Written task
Emit the data below verbatim, stripping out any pictures.
════
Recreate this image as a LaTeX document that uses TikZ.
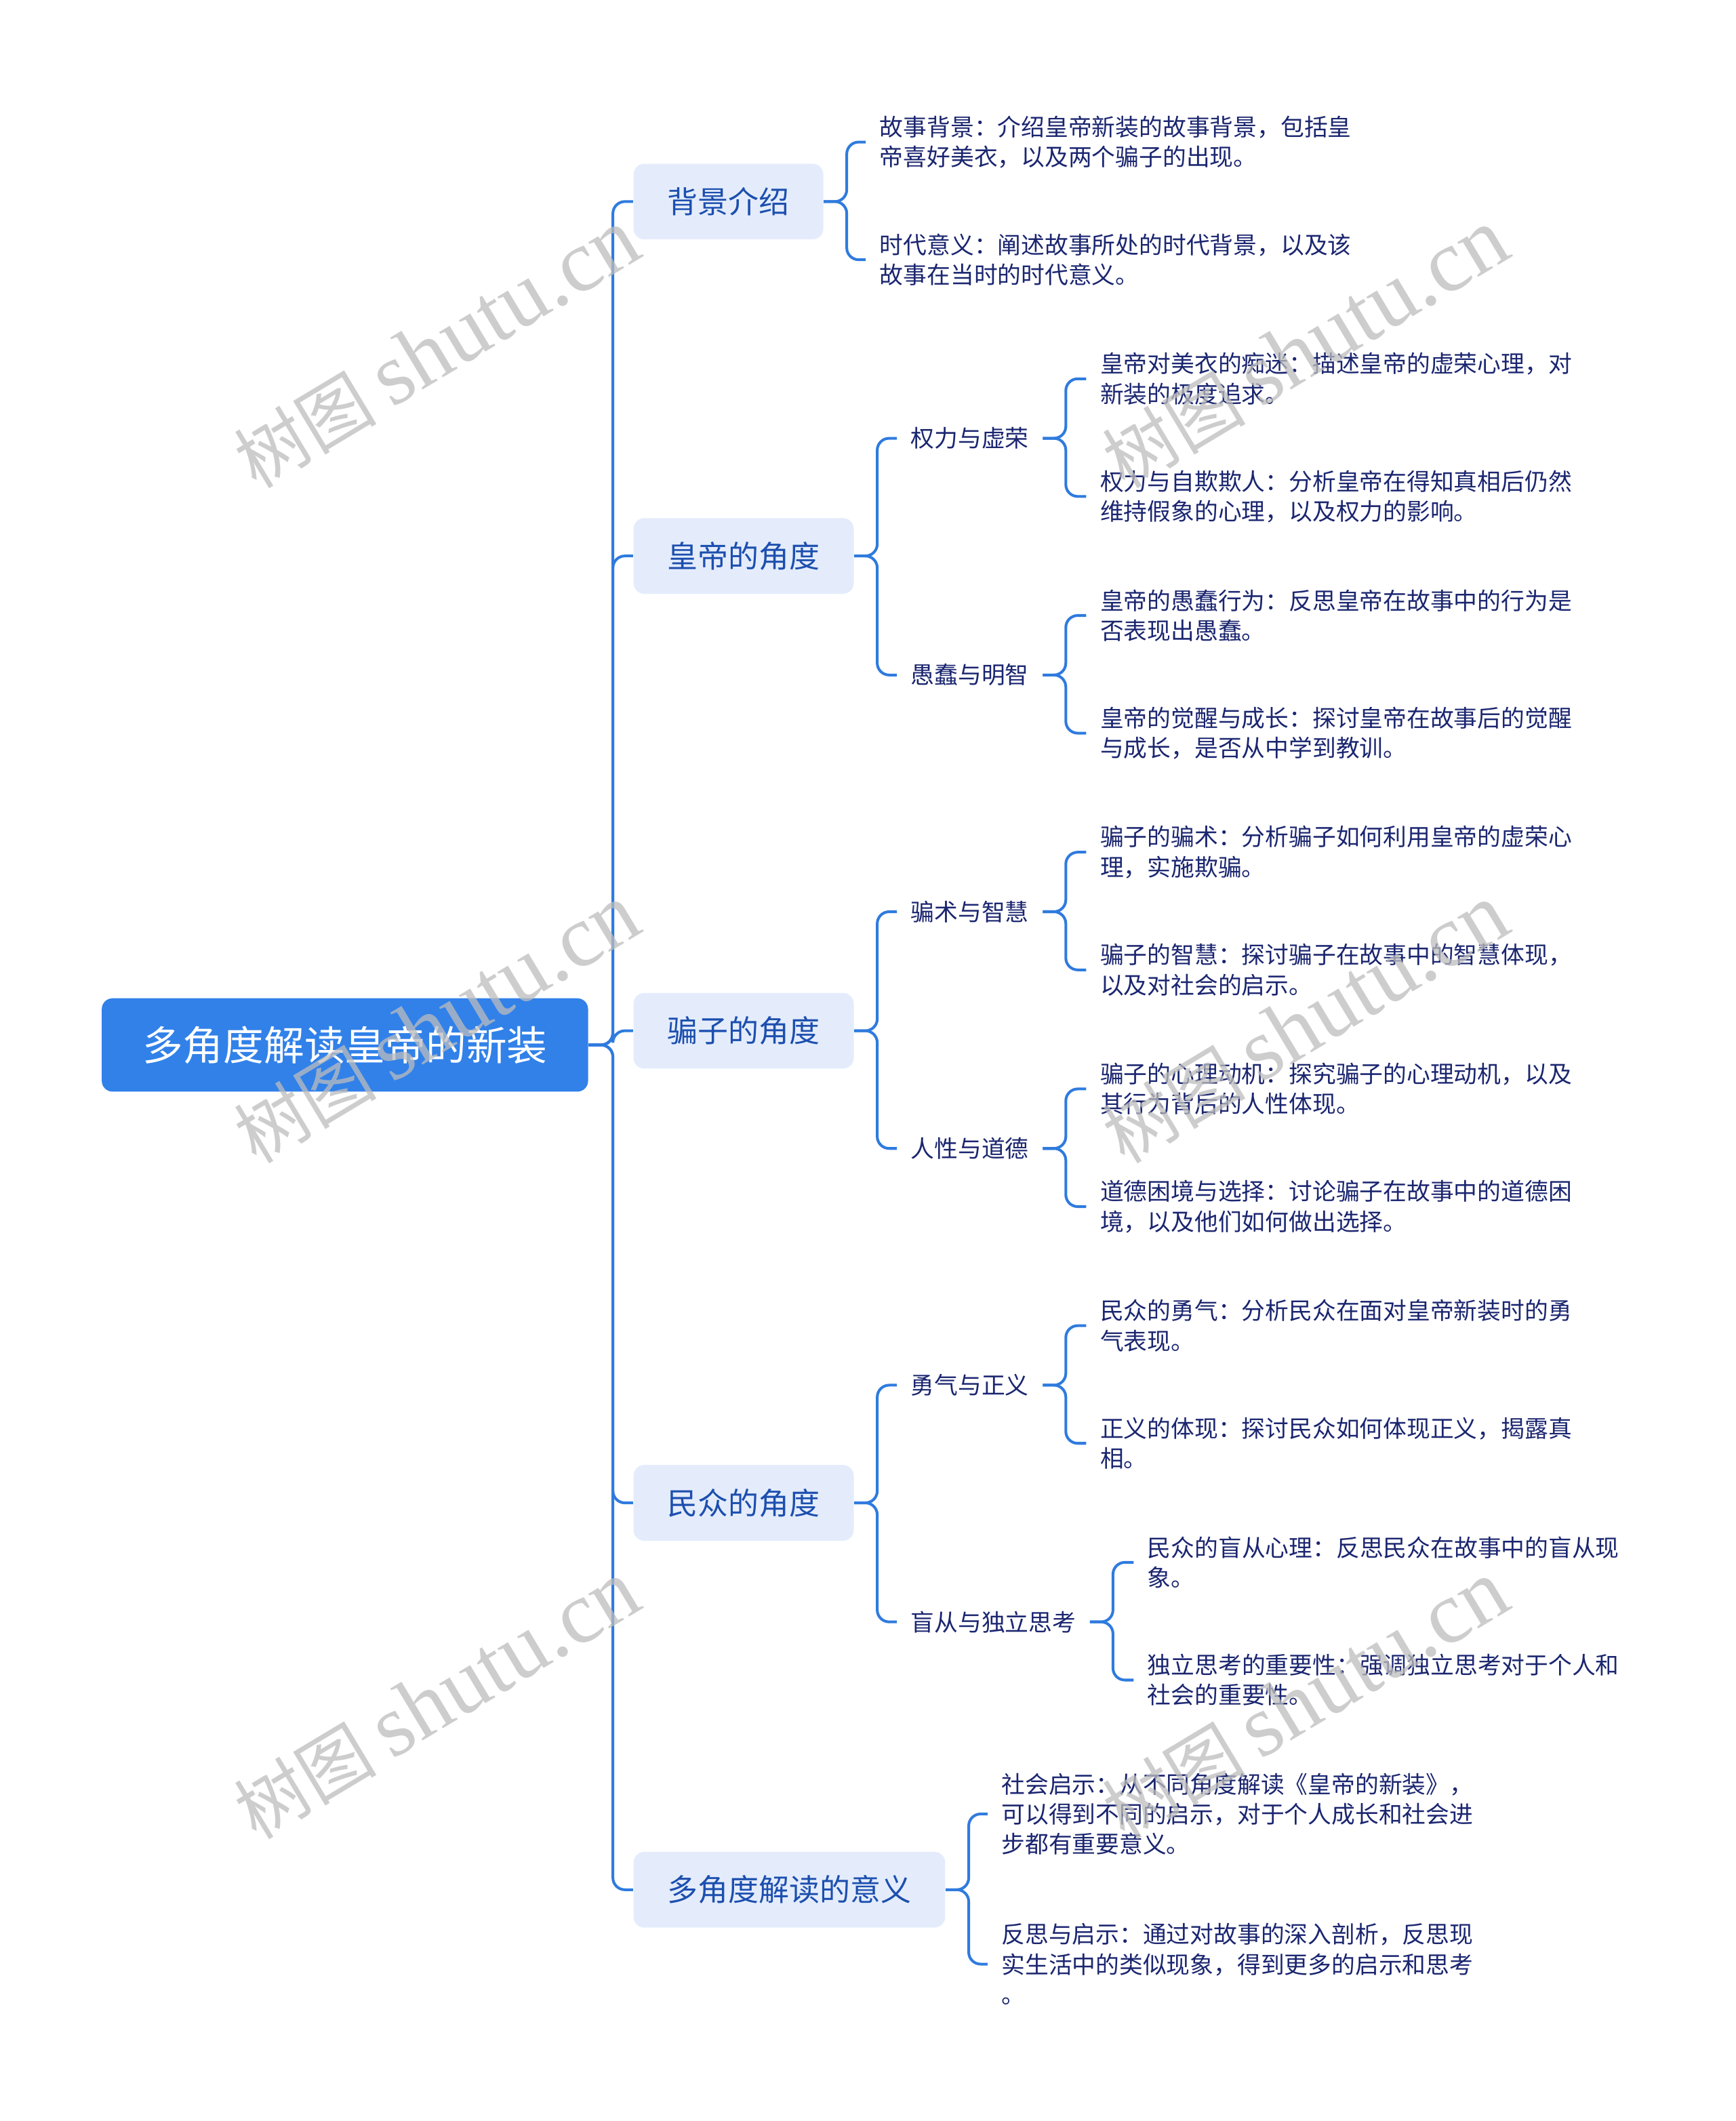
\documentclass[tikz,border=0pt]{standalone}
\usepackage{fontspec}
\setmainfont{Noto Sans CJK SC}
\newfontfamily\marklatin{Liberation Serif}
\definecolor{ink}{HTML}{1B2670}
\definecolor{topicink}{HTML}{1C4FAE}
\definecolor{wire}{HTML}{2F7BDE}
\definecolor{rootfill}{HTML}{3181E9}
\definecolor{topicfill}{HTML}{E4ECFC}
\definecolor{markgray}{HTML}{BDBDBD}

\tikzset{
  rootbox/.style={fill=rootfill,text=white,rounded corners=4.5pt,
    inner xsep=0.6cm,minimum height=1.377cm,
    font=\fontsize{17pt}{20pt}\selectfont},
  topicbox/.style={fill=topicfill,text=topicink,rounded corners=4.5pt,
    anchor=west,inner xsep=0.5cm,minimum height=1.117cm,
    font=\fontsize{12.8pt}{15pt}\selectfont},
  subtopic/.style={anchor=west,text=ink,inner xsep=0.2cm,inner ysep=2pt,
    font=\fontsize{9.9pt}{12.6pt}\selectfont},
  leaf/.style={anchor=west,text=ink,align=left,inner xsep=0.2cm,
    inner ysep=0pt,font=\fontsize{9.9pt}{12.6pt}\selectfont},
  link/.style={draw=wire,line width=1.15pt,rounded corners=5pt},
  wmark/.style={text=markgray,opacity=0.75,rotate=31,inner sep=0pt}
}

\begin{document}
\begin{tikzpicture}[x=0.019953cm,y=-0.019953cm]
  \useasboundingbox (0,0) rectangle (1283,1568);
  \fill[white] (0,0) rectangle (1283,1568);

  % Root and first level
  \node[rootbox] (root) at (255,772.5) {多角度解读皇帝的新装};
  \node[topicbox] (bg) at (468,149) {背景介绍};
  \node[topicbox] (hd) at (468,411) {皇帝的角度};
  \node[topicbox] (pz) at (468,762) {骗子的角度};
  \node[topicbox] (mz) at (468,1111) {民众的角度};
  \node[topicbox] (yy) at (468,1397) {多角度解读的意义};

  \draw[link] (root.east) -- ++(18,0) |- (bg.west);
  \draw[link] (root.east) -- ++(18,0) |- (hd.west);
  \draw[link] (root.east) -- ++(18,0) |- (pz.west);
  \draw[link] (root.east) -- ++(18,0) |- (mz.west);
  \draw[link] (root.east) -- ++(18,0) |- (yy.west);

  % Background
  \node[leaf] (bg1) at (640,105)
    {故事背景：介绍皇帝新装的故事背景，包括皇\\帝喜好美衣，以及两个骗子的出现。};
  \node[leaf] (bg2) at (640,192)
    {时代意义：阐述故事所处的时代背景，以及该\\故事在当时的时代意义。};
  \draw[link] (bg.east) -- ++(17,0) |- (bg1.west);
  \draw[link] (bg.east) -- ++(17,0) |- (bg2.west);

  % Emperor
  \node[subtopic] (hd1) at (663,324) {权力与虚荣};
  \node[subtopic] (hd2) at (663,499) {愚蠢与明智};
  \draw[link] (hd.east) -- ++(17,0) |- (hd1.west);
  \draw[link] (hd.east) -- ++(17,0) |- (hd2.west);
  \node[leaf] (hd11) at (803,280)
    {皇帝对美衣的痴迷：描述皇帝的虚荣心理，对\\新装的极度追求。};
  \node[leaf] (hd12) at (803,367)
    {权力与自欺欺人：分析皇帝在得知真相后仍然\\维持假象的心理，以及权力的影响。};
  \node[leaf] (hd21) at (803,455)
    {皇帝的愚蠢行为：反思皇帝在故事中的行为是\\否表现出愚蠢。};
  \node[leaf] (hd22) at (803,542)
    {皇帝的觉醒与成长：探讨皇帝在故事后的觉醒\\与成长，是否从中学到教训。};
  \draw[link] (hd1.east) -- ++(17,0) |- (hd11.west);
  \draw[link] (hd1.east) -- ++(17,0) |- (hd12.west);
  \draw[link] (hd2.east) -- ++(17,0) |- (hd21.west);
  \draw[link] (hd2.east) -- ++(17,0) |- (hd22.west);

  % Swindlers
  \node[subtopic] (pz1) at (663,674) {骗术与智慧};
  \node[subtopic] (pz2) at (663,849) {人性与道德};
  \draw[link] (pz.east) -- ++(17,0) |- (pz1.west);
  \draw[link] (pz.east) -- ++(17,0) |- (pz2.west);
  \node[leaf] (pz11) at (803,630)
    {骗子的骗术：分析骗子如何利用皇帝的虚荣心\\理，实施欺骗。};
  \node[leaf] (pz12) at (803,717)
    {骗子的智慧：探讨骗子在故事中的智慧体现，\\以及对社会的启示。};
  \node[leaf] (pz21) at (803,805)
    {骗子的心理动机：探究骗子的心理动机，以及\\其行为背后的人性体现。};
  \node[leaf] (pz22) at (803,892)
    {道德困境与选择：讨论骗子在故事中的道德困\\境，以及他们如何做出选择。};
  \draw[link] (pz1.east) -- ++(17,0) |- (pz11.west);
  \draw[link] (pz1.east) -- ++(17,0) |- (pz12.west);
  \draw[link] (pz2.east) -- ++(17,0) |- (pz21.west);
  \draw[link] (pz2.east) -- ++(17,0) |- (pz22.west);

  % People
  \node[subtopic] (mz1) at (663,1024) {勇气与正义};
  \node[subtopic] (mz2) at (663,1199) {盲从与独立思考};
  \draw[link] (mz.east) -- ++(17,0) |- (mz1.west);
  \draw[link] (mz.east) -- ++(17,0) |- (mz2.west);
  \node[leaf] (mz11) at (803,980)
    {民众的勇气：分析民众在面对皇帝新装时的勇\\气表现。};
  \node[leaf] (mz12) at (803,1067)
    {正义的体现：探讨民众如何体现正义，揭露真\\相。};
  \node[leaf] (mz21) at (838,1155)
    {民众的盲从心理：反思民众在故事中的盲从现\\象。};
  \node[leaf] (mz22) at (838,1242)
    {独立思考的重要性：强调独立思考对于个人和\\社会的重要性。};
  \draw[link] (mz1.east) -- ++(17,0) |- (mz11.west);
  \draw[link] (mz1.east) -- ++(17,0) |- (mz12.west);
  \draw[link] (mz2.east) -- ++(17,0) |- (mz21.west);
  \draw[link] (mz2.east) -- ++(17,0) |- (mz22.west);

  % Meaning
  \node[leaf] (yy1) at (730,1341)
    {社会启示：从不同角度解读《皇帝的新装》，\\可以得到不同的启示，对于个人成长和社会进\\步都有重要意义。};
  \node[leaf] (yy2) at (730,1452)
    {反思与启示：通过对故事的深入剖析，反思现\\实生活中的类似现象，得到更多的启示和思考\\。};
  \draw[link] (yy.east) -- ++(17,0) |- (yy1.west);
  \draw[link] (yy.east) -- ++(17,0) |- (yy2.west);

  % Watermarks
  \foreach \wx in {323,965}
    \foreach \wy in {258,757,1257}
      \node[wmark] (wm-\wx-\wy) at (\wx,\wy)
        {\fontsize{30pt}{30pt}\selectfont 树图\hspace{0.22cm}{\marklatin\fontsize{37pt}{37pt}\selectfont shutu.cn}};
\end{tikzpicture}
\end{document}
════
Problem solution
Recreate this image as a LaTeX document that uses TikZ.
\documentclass[tikz,border=0pt]{standalone}
\usepackage{fontspec}
\setmainfont{Noto Sans CJK SC}
\newfontfamily\marklatin{Liberation Serif}
\definecolor{ink}{HTML}{1B2670}
\definecolor{topicink}{HTML}{1C4FAE}
\definecolor{wire}{HTML}{2F7BDE}
\definecolor{rootfill}{HTML}{3181E9}
\definecolor{topicfill}{HTML}{E4ECFC}
\definecolor{markgray}{HTML}{BDBDBD}

\tikzset{
  rootbox/.style={fill=rootfill,text=white,rounded corners=4.5pt,
    inner xsep=0.6cm,minimum height=1.377cm,
    font=\fontsize{17pt}{20pt}\selectfont},
  topicbox/.style={fill=topicfill,text=topicink,rounded corners=4.5pt,
    anchor=west,inner xsep=0.5cm,minimum height=1.117cm,
    font=\fontsize{12.8pt}{15pt}\selectfont},
  subtopic/.style={anchor=west,text=ink,inner xsep=0.2cm,inner ysep=2pt,
    font=\fontsize{9.9pt}{12.6pt}\selectfont},
  leaf/.style={anchor=west,text=ink,align=left,inner xsep=0.2cm,
    inner ysep=0pt,font=\fontsize{9.9pt}{12.6pt}\selectfont},
  link/.style={draw=wire,line width=1.15pt,rounded corners=5pt},
  wmark/.style={text=markgray,opacity=0.75,rotate=31,inner sep=0pt}
}

\begin{document}
\begin{tikzpicture}[x=0.019953cm,y=-0.019953cm]
  \useasboundingbox (0,0) rectangle (1283,1568);
  \fill[white] (0,0) rectangle (1283,1568);

  % Root and first level
  \node[rootbox] (root) at (255,772.5) {多角度解读皇帝的新装};
  \node[topicbox] (bg) at (468,149) {背景介绍};
  \node[topicbox] (hd) at (468,411) {皇帝的角度};
  \node[topicbox] (pz) at (468,762) {骗子的角度};
  \node[topicbox] (mz) at (468,1111) {民众的角度};
  \node[topicbox] (yy) at (468,1397) {多角度解读的意义};

  \draw[link] (root.east) -- ++(18,0) |- (bg.west);
  \draw[link] (root.east) -- ++(18,0) |- (hd.west);
  \draw[link] (root.east) -- ++(18,0) |- (pz.west);
  \draw[link] (root.east) -- ++(18,0) |- (mz.west);
  \draw[link] (root.east) -- ++(18,0) |- (yy.west);

  % Background
  \node[leaf] (bg1) at (640,105)
    {故事背景：介绍皇帝新装的故事背景，包括皇\\帝喜好美衣，以及两个骗子的出现。};
  \node[leaf] (bg2) at (640,192)
    {时代意义：阐述故事所处的时代背景，以及该\\故事在当时的时代意义。};
  \draw[link] (bg.east) -- ++(17,0) |- (bg1.west);
  \draw[link] (bg.east) -- ++(17,0) |- (bg2.west);

  % Emperor
  \node[subtopic] (hd1) at (663,324) {权力与虚荣};
  \node[subtopic] (hd2) at (663,499) {愚蠢与明智};
  \draw[link] (hd.east) -- ++(17,0) |- (hd1.west);
  \draw[link] (hd.east) -- ++(17,0) |- (hd2.west);
  \node[leaf] (hd11) at (803,280)
    {皇帝对美衣的痴迷：描述皇帝的虚荣心理，对\\新装的极度追求。};
  \node[leaf] (hd12) at (803,367)
    {权力与自欺欺人：分析皇帝在得知真相后仍然\\维持假象的心理，以及权力的影响。};
  \node[leaf] (hd21) at (803,455)
    {皇帝的愚蠢行为：反思皇帝在故事中的行为是\\否表现出愚蠢。};
  \node[leaf] (hd22) at (803,542)
    {皇帝的觉醒与成长：探讨皇帝在故事后的觉醒\\与成长，是否从中学到教训。};
  \draw[link] (hd1.east) -- ++(17,0) |- (hd11.west);
  \draw[link] (hd1.east) -- ++(17,0) |- (hd12.west);
  \draw[link] (hd2.east) -- ++(17,0) |- (hd21.west);
  \draw[link] (hd2.east) -- ++(17,0) |- (hd22.west);

  % Swindlers
  \node[subtopic] (pz1) at (663,674) {骗术与智慧};
  \node[subtopic] (pz2) at (663,849) {人性与道德};
  \draw[link] (pz.east) -- ++(17,0) |- (pz1.west);
  \draw[link] (pz.east) -- ++(17,0) |- (pz2.west);
  \node[leaf] (pz11) at (803,630)
    {骗子的骗术：分析骗子如何利用皇帝的虚荣心\\理，实施欺骗。};
  \node[leaf] (pz12) at (803,717)
    {骗子的智慧：探讨骗子在故事中的智慧体现，\\以及对社会的启示。};
  \node[leaf] (pz21) at (803,805)
    {骗子的心理动机：探究骗子的心理动机，以及\\其行为背后的人性体现。};
  \node[leaf] (pz22) at (803,892)
    {道德困境与选择：讨论骗子在故事中的道德困\\境，以及他们如何做出选择。};
  \draw[link] (pz1.east) -- ++(17,0) |- (pz11.west);
  \draw[link] (pz1.east) -- ++(17,0) |- (pz12.west);
  \draw[link] (pz2.east) -- ++(17,0) |- (pz21.west);
  \draw[link] (pz2.east) -- ++(17,0) |- (pz22.west);

  % People
  \node[subtopic] (mz1) at (663,1024) {勇气与正义};
  \node[subtopic] (mz2) at (663,1199) {盲从与独立思考};
  \draw[link] (mz.east) -- ++(17,0) |- (mz1.west);
  \draw[link] (mz.east) -- ++(17,0) |- (mz2.west);
  \node[leaf] (mz11) at (803,980)
    {民众的勇气：分析民众在面对皇帝新装时的勇\\气表现。};
  \node[leaf] (mz12) at (803,1067)
    {正义的体现：探讨民众如何体现正义，揭露真\\相。};
  \node[leaf] (mz21) at (838,1155)
    {民众的盲从心理：反思民众在故事中的盲从现\\象。};
  \node[leaf] (mz22) at (838,1242)
    {独立思考的重要性：强调独立思考对于个人和\\社会的重要性。};
  \draw[link] (mz1.east) -- ++(17,0) |- (mz11.west);
  \draw[link] (mz1.east) -- ++(17,0) |- (mz12.west);
  \draw[link] (mz2.east) -- ++(17,0) |- (mz21.west);
  \draw[link] (mz2.east) -- ++(17,0) |- (mz22.west);

  % Meaning
  \node[leaf] (yy1) at (730,1341)
    {社会启示：从不同角度解读《皇帝的新装》，\\可以得到不同的启示，对于个人成长和社会进\\步都有重要意义。};
  \node[leaf] (yy2) at (730,1452)
    {反思与启示：通过对故事的深入剖析，反思现\\实生活中的类似现象，得到更多的启示和思考\\。};
  \draw[link] (yy.east) -- ++(17,0) |- (yy1.west);
  \draw[link] (yy.east) -- ++(17,0) |- (yy2.west);

  % Watermarks
  \foreach \wx in {323,965}
    \foreach \wy in {258,757,1257}
      \node[wmark] (wm-\wx-\wy) at (\wx,\wy)
        {\fontsize{30pt}{30pt}\selectfont 树图\hspace{0.22cm}{\marklatin\fontsize{37pt}{37pt}\selectfont shutu.cn}};
\end{tikzpicture}
\end{document}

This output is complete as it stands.